The first fifteen days of the HUDS strike have seen incredible and overwhelming student solidarity with the striking workers. Student organizations have published numerous statements in support of the HUDS struggle. They have held a series of mealtime conversations and an outdoor dine-in at Harvard Yard, during which workers and students shared a meal and discussed the strike. They have also raised money to provide food to the striking workers, and directly reinforced the workers’ picket lines with their bodies. At the time of publication, nearly 3,000 Harvard students have pledged their support for HUDS through the Student Labor Action Movement petition. Just last week, the Law School Student Council voted in favor of a resolution endorsing the HUDS strike and calling on the administration to meet the workers’ demands as soon as possible. This recent resolution follows in the wake of a similar resolution passed last week by the Undergraduate Council. At this point there is no significant, organized student opposition to the workers’ demands.
At the same time, the Administration is actively discouraging student support for the workers. Not only have students at Harvard Law School received an email from high-level administrators suggesting that support for the HUDS strike would be “divisive” and goes against the objective of building “community,” but the Administration has now stooped to asking graduate student employees who are already exempt from overtime pay to voluntarily cross the HUDS picket line and perform the jobs HUDS workers are fighting to keep.
This is a direct appeal to all students tempted by the Administration’s invitation. If you care about HUDS workers, and you agree that they deserve a fair contract that allows them to keep working at this institution with dignity and financial security, respect the strike: Do not cross the picket line!
The labor movement in the United States has won vital gains for working class people in this country, but collective bargaining is only successful if workers have the ability to go on strike and stop the employer institution from carrying out business as usual by withholding their labor. The only way that HUDS workers stand a chance in their struggle against the corporate elites that run this university is if their strike puts pressure on the Administration. By voluntarily doing HUDS workers’ jobs, students would be minimizing that pressure, and neutralizing the only effective weapon that the workers on this campus have in their struggle for dignity and economic justice.
In an email to students, Harvard Campus Services indicated that volunteers who break the picket line are “lending HUDS a hand.” This characterization of strike-breaking as some form of support for the workers is not only cynically misleading, it also ignores the requests that the workers themselves have made of students: Reinforce the picket lines, raise your voices in support of the strike, and put pressure on the administration in any way that you can.
The recent email comes as no surprise. After all, this is not the first time that Harvard has actively turned students and workers against each other. One former president of the university, A. Lawrence Lowell, owned a steel mill in the city of Lawrence, 30 miles north of Boston. When the majority immigrant workforce at his steel mill went on strike to protest intolerable working conditions, Lowell offered Harvard students an exemption from mid-year exams if they would agree to join the Massachusetts State Militia in harassing the striking workers and violently breaking their strike. Two workers were killed during the clashes. Unlike the students who took up Lowell’s offer, today’s strike-breakers aren’t even offered an exemption on their exams—they’re being asked to betray the workers’ struggle for free!

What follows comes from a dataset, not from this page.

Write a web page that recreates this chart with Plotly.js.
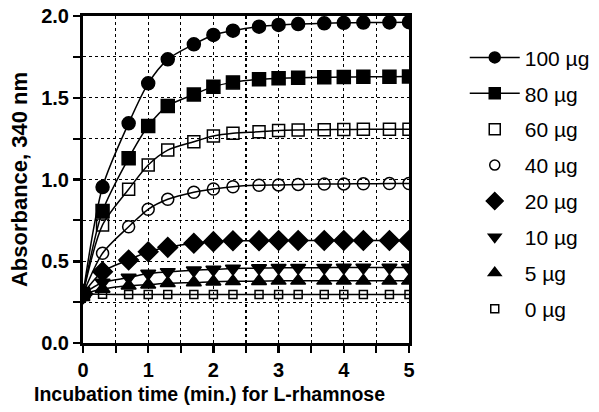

The Administration is doing everything in its power to make sure the HUDS strike is unsuccessful, and their strategy is to “minimize disruption” on campus. As students in solidarity with the striking workers, our job is to maximize disruption, to amplify the disruptive effects of the HUDS strike, and to show that this community cannot function without the dedication and hard work of the HUDS employees. The Administration will never accept the basic demands of the HUDS workers unless we make it unmistakably clear that those dedicated individuals are an absolutely essential part of our community, and that we will continue to have their backs until their demands are met.
While it may be frustrating and mildly inconvenient for the dining halls to shut down or run less efficiently, that burden is infinitesimal compared to what is at stake for the workers. If the Administration successfully neutralizes the disruptiveness of the HUDS strike, workers will be forced to accept a contract that jeopardizes their ability to provide for their families for the next five years. As students, we cannot allow this to happen. Business as usual cannot continue while the workers are exploited and bullied by the Administration. It is imperative that we, as students, strengthen the HUDS strike by joining the workers’ picket lines. If we want the dining halls running smoothly again, we should do everything we can to make sure the HUDS workers’ demands are met as soon as possible.
So yes, lend HUDS a hand. Have the backs of the wonderful, hardworking people who take care of us every single day. Join the strike. Lift up the HUDS struggle until it becomes so powerful that this university grinds to a halt. We attend the wealthiest university in the country—an institution that can afford to grant HUDS’s demands at any moment. It is the Administration and, ultimately, the Harvard Corporation who decides how long this strike goes on.
HUDS workers deserve justice, and they deserve it now. Harvard is refusing to give it to them. It’s our job to shut it down.
Collin P. Poirot is a second-year student at Harvard Law School.